SOURCE EXCERPT:
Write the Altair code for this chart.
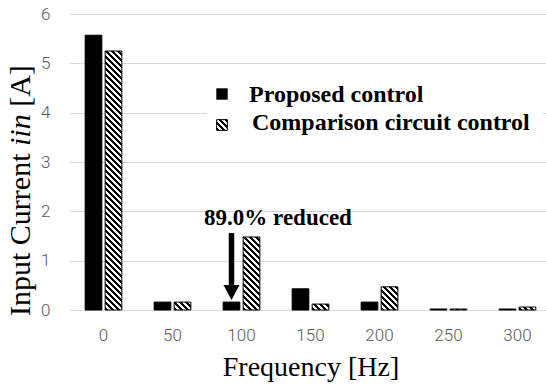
import math
import altair as alt
import pandas as pd

# ---------------- data ----------------
freqs = [0, 50, 100, 150, 200, 250, 300]
proposed = [5.57, 0.16, 0.16, 0.43, 0.16, 0.02, 0.02]
comparison = [5.25, 0.16, 1.48, 0.12, 0.47, 0.02, 0.06]
series_names = ["Proposed control", "Comparison circuit control"]
y_ticks = [0, 1, 2, 3, 4, 5, 6]
annotation_text = "89.0% reduced"
arrow_freq = 100
arrow_top = 1.56
arrow_head_base = 0.51
arrow_tip = 0.2
y_title_parts = ["Input Current", "iin", "[A]"]
x_title = "Frequency [Hz]"

# ---------------- layout ----------------
W, H = 477, 296
Y_MAX = 6
X_RANGE = 483            # 7 bands of 69 px (last one partially outside the view)
OFF_PI, OFF_PO = 0.165, 0.807
BAND = X_RANGE / len(freqs)
BAR_W = BAND / (2 - OFF_PI + 2 * OFF_PO) * (1 - OFF_PI)
PX_PER_UNIT = H / Y_MAX

SERIF = "Liberation Serif"
SANS = "Roboto"
GRID = "#d9d9d9"
LABEL = "#595959"


def hatch(w, h, period=6.0, black=0.5):
    """Diagonal (top-left to bottom-right) stripes as a bbox linear gradient."""
    w = max(w, 0.5)
    h = max(h, 0.5)
    k = (w + h) / (w * w + h * h)
    n = max((w + h) / period, 1.0)
    stops = []
    for i in range(int(math.ceil(n))):
        a = min(i / n, 1.0)
        b = min((i + black) / n, 1.0)
        c = min((i + 1) / n, 1.0)
        stops += [
            {"offset": a, "color": "black"},
            {"offset": b, "color": "black"},
            {"offset": b, "color": "white"},
            {"offset": c, "color": "white"},
        ]
    return {"gradient": "linear", "x1": 0, "y1": 1, "x2": k * w, "y2": 1 - k * h,
            "stops": stops}


rows = []
for f, p, c in zip(freqs, proposed, comparison):
    rows.append({"freq": f, "series": series_names[0], "value": p})
    rows.append({"freq": f, "series": series_names[1], "value": c})
df = pd.DataFrame(rows)

x_enc = alt.X("freq:O", sort=freqs,
              scale=alt.Scale(domain=freqs, range=[0, X_RANGE], paddingInner=0, paddingOuter=0),
              axis=alt.Axis(title=x_title, labelAngle=0, domain=False, ticks=False, tickSize=0,
                            labelPadding=17, labelFont=SANS, labelFontSize=17,
                            labelFontWeight=300, labelColor=LABEL,
                            titleFont=SERIF, titleFontSize=28, titleFontWeight="normal",
                            titleColor="black", titleBaseline="alphabetic", titleY=65,
                            titleX=W / 2 + 3))
xoff_enc = alt.XOffset("series:N", sort=series_names,
                       scale=alt.Scale(domain=series_names, paddingInner=OFF_PI, paddingOuter=OFF_PO))
y_enc = alt.Y("value:Q",
              scale=alt.Scale(domain=[0, Y_MAX], nice=False),
              axis=alt.Axis(title=None, values=y_ticks, domain=False, ticks=False, tickSize=0,
                            labelPadding=19, labelFont=SANS, labelFontSize=17,
                            labelFontWeight=300, labelColor=LABEL,
                            grid=True, gridColor=GRID, gridWidth=1))

fill_conditions = [
    {"test": f"datum.series == '{series_names[1]}' && datum.freq == {f}",
     "value": hatch(BAR_W, v * PX_PER_UNIT)}
    for f, v in zip(freqs, comparison)
]

bars = alt.Chart(df).mark_bar(stroke="black", strokeWidth=1).encode(
    x=x_enc, xOffset=xoff_enc, y=y_enc,
    fill=alt.value("black", condition=fill_conditions),
)

# arrow
arrow_df = pd.DataFrame({"freq": [arrow_freq], "series": [series_names[0]],
                         "top": [arrow_top], "base": [arrow_head_base],
                         "head": [(arrow_head_base + arrow_tip) / 2]})
arrow_shaft = alt.Chart(arrow_df).mark_rule(color="black", strokeWidth=5.5).encode(
    x=alt.X("freq:O"), xOffset=alt.XOffset("series:N"),
    y=alt.Y("top:Q"), y2="base:Q")
arrow_head = alt.Chart(arrow_df).mark_point(
    shape="M-1,-0.94L1,-0.94L0,0.94Z", filled=True, size=256, color="black", opacity=1
).encode(x=alt.X("freq:O"), xOffset=alt.XOffset("series:N"), y=alt.Y("head:Q"))

# annotation text
annot = alt.Chart(pd.DataFrame({"t": [annotation_text]})).mark_text(
    font=SERIF, fontSize=23, fontWeight="bold", align="center", baseline="alphabetic",
    color="black").encode(text="t:N", x=alt.value(209), y=alt.value(211))

# legend (drawn inside plot)
leg_bg = alt.Chart(pd.DataFrame({"a": [0]})).mark_rect(fill="white").encode(
    x=alt.value(138), x2=alt.value(474), y=alt.value(62), y2=alt.value(136))
leg_sq1 = alt.Chart(pd.DataFrame({"a": [0]})).mark_square(
    size=130, fill="black", opacity=1).encode(x=alt.value(153), y=alt.value(80))
leg_sq2 = alt.Chart(pd.DataFrame({"a": [0]})).mark_square(
    size=115, fill=hatch(10.7, 10.7), stroke="black", strokeWidth=1, opacity=1).encode(
    x=alt.value(153), y=alt.value(111))
leg_t1 = alt.Chart(pd.DataFrame({"t": [series_names[0]]})).mark_text(
    font=SERIF, fontSize=24, fontWeight="bold", align="left", baseline="alphabetic",
    color="black").encode(text="t:N", x=alt.value(180), y=alt.value(88))
leg_t2 = alt.Chart(pd.DataFrame({"t": [series_names[1]]})).mark_text(
    font=SERIF, fontSize=24, fontWeight="bold", align="left", baseline="alphabetic",
    color="black").encode(text="t:N", x=alt.value(183), y=alt.value(116))

# y-axis title with italic part
YT_SIZE = 30
YT_X = -39
w_main = 5.416 * YT_SIZE
w_sp = 0.25 * YT_SIZE
w_it = 1.056 * YT_SIZE
start = 302
yt1 = alt.Chart(pd.DataFrame({"t": [y_title_parts[0]]})).mark_text(
    font=SERIF, fontSize=YT_SIZE, angle=270, align="left", baseline="alphabetic",
    color="black").encode(text="t:N", x=alt.value(YT_X), y=alt.value(start))
yt2 = alt.Chart(pd.DataFrame({"t": [y_title_parts[1]]})).mark_text(
    font=SERIF, fontSize=YT_SIZE, fontStyle="italic", angle=270, align="left",
    baseline="alphabetic", color="black").encode(
    text="t:N", x=alt.value(YT_X), y=alt.value(start - w_main - w_sp))
yt3 = alt.Chart(pd.DataFrame({"t": [y_title_parts[2]]})).mark_text(
    font=SERIF, fontSize=YT_SIZE, angle=270, align="left", baseline="alphabetic",
    color="black").encode(
    text="t:N", x=alt.value(YT_X), y=alt.value(start - w_main - 2 * w_sp - w_it))

chart = alt.layer(
    bars, leg_bg, leg_sq1, leg_sq2, leg_t1, leg_t2, arrow_shaft, arrow_head, annot,
    yt1, yt2, yt3,
).properties(
    width=W, height=H,
    autosize=alt.AutoSizeParams(type="none"),
    padding={"left": 69, "top": 14, "right": 0, "bottom": 75},
    background="white",
).configure_view(stroke=None)

chart.save("out.html", embed_options={"renderer": "svg", "actions": False})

STATED PROBLEM:
Leave out the pictures. Transcribe only the lines above, from the first through the one that contains "df = pd.DataFrame(rows)".

THE SOLUTION:
Write the Altair code for this chart.
import math
import altair as alt
import pandas as pd

# ---------------- data ----------------
freqs = [0, 50, 100, 150, 200, 250, 300]
proposed = [5.57, 0.16, 0.16, 0.43, 0.16, 0.02, 0.02]
comparison = [5.25, 0.16, 1.48, 0.12, 0.47, 0.02, 0.06]
series_names = ["Proposed control", "Comparison circuit control"]
y_ticks = [0, 1, 2, 3, 4, 5, 6]
annotation_text = "89.0% reduced"
arrow_freq = 100
arrow_top = 1.56
arrow_head_base = 0.51
arrow_tip = 0.2
y_title_parts = ["Input Current", "iin", "[A]"]
x_title = "Frequency [Hz]"

# ---------------- layout ----------------
W, H = 477, 296
Y_MAX = 6
X_RANGE = 483            # 7 bands of 69 px (last one partially outside the view)
OFF_PI, OFF_PO = 0.165, 0.807
BAND = X_RANGE / len(freqs)
BAR_W = BAND / (2 - OFF_PI + 2 * OFF_PO) * (1 - OFF_PI)
PX_PER_UNIT = H / Y_MAX

SERIF = "Liberation Serif"
SANS = "Roboto"
GRID = "#d9d9d9"
LABEL = "#595959"


def hatch(w, h, period=6.0, black=0.5):
    """Diagonal (top-left to bottom-right) stripes as a bbox linear gradient."""
    w = max(w, 0.5)
    h = max(h, 0.5)
    k = (w + h) / (w * w + h * h)
    n = max((w + h) / period, 1.0)
    stops = []
    for i in range(int(math.ceil(n))):
        a = min(i / n, 1.0)
        b = min((i + black) / n, 1.0)
        c = min((i + 1) / n, 1.0)
        stops += [
            {"offset": a, "color": "black"},
            {"offset": b, "color": "black"},
            {"offset": b, "color": "white"},
            {"offset": c, "color": "white"},
        ]
    return {"gradient": "linear", "x1": 0, "y1": 1, "x2": k * w, "y2": 1 - k * h,
            "stops": stops}


rows = []
for f, p, c in zip(freqs, proposed, comparison):
    rows.append({"freq": f, "series": series_names[0], "value": p})
    rows.append({"freq": f, "series": series_names[1], "value": c})
df = pd.DataFrame(rows)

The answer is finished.